_Task objective_
Extract every line of the material below and reproduce it faithfully.

_Raw data_
-=-=-

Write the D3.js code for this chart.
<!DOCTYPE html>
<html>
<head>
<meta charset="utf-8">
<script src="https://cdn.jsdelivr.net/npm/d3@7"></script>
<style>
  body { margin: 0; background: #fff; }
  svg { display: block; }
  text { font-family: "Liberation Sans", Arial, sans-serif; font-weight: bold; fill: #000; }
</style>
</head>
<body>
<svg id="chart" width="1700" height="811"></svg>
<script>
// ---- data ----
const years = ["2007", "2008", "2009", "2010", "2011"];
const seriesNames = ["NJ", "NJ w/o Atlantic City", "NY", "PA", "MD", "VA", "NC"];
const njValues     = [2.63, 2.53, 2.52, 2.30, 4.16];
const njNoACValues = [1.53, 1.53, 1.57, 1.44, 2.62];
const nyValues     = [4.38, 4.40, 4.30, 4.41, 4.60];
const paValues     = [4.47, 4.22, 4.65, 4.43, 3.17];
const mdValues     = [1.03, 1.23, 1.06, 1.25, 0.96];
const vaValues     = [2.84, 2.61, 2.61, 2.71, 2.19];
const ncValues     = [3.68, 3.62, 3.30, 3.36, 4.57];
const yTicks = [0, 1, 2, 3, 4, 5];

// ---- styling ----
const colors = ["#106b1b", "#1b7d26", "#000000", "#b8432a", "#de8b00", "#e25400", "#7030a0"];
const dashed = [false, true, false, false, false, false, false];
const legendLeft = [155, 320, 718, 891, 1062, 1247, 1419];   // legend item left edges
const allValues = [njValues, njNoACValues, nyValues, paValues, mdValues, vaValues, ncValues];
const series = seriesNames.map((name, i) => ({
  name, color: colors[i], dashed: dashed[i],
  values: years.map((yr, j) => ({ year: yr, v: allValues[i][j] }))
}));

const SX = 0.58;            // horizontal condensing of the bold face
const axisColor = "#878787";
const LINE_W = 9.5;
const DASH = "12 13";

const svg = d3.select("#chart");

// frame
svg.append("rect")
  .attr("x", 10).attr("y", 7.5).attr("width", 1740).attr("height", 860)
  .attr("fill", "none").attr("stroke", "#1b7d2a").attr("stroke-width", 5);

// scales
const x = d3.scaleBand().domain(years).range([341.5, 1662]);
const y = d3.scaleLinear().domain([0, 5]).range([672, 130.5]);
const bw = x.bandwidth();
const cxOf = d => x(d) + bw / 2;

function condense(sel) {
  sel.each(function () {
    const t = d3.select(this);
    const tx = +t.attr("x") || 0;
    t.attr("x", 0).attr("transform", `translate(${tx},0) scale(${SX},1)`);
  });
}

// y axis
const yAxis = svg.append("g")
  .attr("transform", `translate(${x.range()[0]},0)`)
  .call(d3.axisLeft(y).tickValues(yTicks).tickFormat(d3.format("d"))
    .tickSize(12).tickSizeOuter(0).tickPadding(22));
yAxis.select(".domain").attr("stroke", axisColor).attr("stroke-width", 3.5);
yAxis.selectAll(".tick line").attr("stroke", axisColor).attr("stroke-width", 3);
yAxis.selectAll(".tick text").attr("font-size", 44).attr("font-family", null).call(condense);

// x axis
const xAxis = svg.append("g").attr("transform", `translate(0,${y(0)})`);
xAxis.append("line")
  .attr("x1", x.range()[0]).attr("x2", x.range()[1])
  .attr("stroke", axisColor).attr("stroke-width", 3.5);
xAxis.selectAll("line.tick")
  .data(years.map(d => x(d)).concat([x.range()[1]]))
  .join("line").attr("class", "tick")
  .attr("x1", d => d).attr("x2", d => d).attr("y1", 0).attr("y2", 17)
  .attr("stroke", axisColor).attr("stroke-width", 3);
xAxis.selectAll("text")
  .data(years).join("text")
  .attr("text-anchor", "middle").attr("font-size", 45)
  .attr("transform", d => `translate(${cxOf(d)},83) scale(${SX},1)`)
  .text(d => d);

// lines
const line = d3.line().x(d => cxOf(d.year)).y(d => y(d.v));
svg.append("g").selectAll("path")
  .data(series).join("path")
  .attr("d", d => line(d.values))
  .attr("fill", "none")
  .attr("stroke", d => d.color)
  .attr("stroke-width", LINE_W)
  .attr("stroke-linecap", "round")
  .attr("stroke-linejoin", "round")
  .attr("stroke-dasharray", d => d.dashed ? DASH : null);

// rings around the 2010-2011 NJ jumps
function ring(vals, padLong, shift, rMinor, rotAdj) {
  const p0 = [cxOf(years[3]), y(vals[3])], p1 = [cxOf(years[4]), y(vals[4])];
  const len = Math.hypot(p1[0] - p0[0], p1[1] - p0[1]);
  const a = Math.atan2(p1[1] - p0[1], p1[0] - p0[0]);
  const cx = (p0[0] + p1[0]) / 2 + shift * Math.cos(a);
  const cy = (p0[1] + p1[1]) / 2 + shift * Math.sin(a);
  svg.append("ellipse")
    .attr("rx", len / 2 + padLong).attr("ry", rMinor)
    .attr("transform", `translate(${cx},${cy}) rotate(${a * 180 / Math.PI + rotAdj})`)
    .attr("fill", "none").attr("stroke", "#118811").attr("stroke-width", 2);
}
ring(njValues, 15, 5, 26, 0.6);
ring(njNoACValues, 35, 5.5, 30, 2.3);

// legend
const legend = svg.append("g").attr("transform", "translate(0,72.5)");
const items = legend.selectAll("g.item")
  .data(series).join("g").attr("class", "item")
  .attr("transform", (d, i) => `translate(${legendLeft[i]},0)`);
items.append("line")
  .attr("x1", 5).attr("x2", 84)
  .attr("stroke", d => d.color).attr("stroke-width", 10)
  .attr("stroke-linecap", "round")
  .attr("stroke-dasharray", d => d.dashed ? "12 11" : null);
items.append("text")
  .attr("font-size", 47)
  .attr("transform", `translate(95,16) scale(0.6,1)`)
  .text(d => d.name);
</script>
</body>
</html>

-=-=-

_The completed task_
Write the D3.js code for this chart.
<!DOCTYPE html>
<html>
<head>
<meta charset="utf-8">
<script src="https://cdn.jsdelivr.net/npm/d3@7"></script>
<style>
  body { margin: 0; background: #fff; }
  svg { display: block; }
  text { font-family: "Liberation Sans", Arial, sans-serif; font-weight: bold; fill: #000; }
</style>
</head>
<body>
<svg id="chart" width="1700" height="811"></svg>
<script>
// ---- data ----
const years = ["2007", "2008", "2009", "2010", "2011"];
const seriesNames = ["NJ", "NJ w/o Atlantic City", "NY", "PA", "MD", "VA", "NC"];
const njValues     = [2.63, 2.53, 2.52, 2.30, 4.16];
const njNoACValues = [1.53, 1.53, 1.57, 1.44, 2.62];
const nyValues     = [4.38, 4.40, 4.30, 4.41, 4.60];
const paValues     = [4.47, 4.22, 4.65, 4.43, 3.17];
const mdValues     = [1.03, 1.23, 1.06, 1.25, 0.96];
const vaValues     = [2.84, 2.61, 2.61, 2.71, 2.19];
const ncValues     = [3.68, 3.62, 3.30, 3.36, 4.57];
const yTicks = [0, 1, 2, 3, 4, 5];

// ---- styling ----
const colors = ["#106b1b", "#1b7d26", "#000000", "#b8432a", "#de8b00", "#e25400", "#7030a0"];
const dashed = [false, true, false, false, false, false, false];
const legendLeft = [155, 320, 718, 891, 1062, 1247, 1419];   // legend item left edges
const allValues = [njValues, njNoACValues, nyValues, paValues, mdValues, vaValues, ncValues];
const series = seriesNames.map((name, i) => ({
  name, color: colors[i], dashed: dashed[i],
  values: years.map((yr, j) => ({ year: yr, v: allValues[i][j] }))
}));

const SX = 0.58;            // horizontal condensing of the bold face
const axisColor = "#878787";
const LINE_W = 9.5;
const DASH = "12 13";

const svg = d3.select("#chart");

// frame
svg.append("rect")
  .attr("x", 10).attr("y", 7.5).attr("width", 1740).attr("height", 860)
  .attr("fill", "none").attr("stroke", "#1b7d2a").attr("stroke-width", 5);

// scales
const x = d3.scaleBand().domain(years).range([341.5, 1662]);
const y = d3.scaleLinear().domain([0, 5]).range([672, 130.5]);
const bw = x.bandwidth();
const cxOf = d => x(d) + bw / 2;

function condense(sel) {
  sel.each(function () {
    const t = d3.select(this);
    const tx = +t.attr("x") || 0;
    t.attr("x", 0).attr("transform", `translate(${tx},0) scale(${SX},1)`);
  });
}

// y axis
const yAxis = svg.append("g")
  .attr("transform", `translate(${x.range()[0]},0)`)
  .call(d3.axisLeft(y).tickValues(yTicks).tickFormat(d3.format("d"))
    .tickSize(12).tickSizeOuter(0).tickPadding(22));
yAxis.select(".domain").attr("stroke", axisColor).attr("stroke-width", 3.5);
yAxis.selectAll(".tick line").attr("stroke", axisColor).attr("stroke-width", 3);
yAxis.selectAll(".tick text").attr("font-size", 44).attr("font-family", null).call(condense);

// x axis
const xAxis = svg.append("g").attr("transform", `translate(0,${y(0)})`);
xAxis.append("line")
  .attr("x1", x.range()[0]).attr("x2", x.range()[1])
  .attr("stroke", axisColor).attr("stroke-width", 3.5);
xAxis.selectAll("line.tick")
  .data(years.map(d => x(d)).concat([x.range()[1]]))
  .join("line").attr("class", "tick")
  .attr("x1", d => d).attr("x2", d => d).attr("y1", 0).attr("y2", 17)
  .attr("stroke", axisColor).attr("stroke-width", 3);
xAxis.selectAll("text")
  .data(years).join("text")
  .attr("text-anchor", "middle").attr("font-size", 45)
  .attr("transform", d => `translate(${cxOf(d)},83) scale(${SX},1)`)
  .text(d => d);

// lines
const line = d3.line().x(d => cxOf(d.year)).y(d => y(d.v));
svg.append("g").selectAll("path")
  .data(series).join("path")
  .attr("d", d => line(d.values))
  .attr("fill", "none")
  .attr("stroke", d => d.color)
  .attr("stroke-width", LINE_W)
  .attr("stroke-linecap", "round")
  .attr("stroke-linejoin", "round")
  .attr("stroke-dasharray", d => d.dashed ? DASH : null);

// rings around the 2010-2011 NJ jumps
function ring(vals, padLong, shift, rMinor, rotAdj) {
  const p0 = [cxOf(years[3]), y(vals[3])], p1 = [cxOf(years[4]), y(vals[4])];
  const len = Math.hypot(p1[0] - p0[0], p1[1] - p0[1]);
  const a = Math.atan2(p1[1] - p0[1], p1[0] - p0[0]);
  const cx = (p0[0] + p1[0]) / 2 + shift * Math.cos(a);
  const cy = (p0[1] + p1[1]) / 2 + shift * Math.sin(a);
  svg.append("ellipse")
    .attr("rx", len / 2 + padLong).attr("ry", rMinor)
    .attr("transform", `translate(${cx},${cy}) rotate(${a * 180 / Math.PI + rotAdj})`)
    .attr("fill", "none").attr("stroke", "#118811").attr("stroke-width", 2);
}
ring(njValues, 15, 5, 26, 0.6);
ring(njNoACValues, 35, 5.5, 30, 2.3);

// legend
const legend = svg.append("g").attr("transform", "translate(0,72.5)");
const items = legend.selectAll("g.item")
  .data(series).join("g").attr("class", "item")
  .attr("transform", (d, i) => `translate(${legendLeft[i]},0)`);
items.append("line")
  .attr("x1", 5).attr("x2", 84)
  .attr("stroke", d => d.color).attr("stroke-width", 10)
  .attr("stroke-linecap", "round")
  .attr("stroke-dasharray", d => d.dashed ? "12 11" : null);
items.append("text")
  .attr("font-size", 47)
  .attr("transform", `translate(95,16) scale(0.6,1)`)
  .text(d => d.name);
</script>
</body>
</html>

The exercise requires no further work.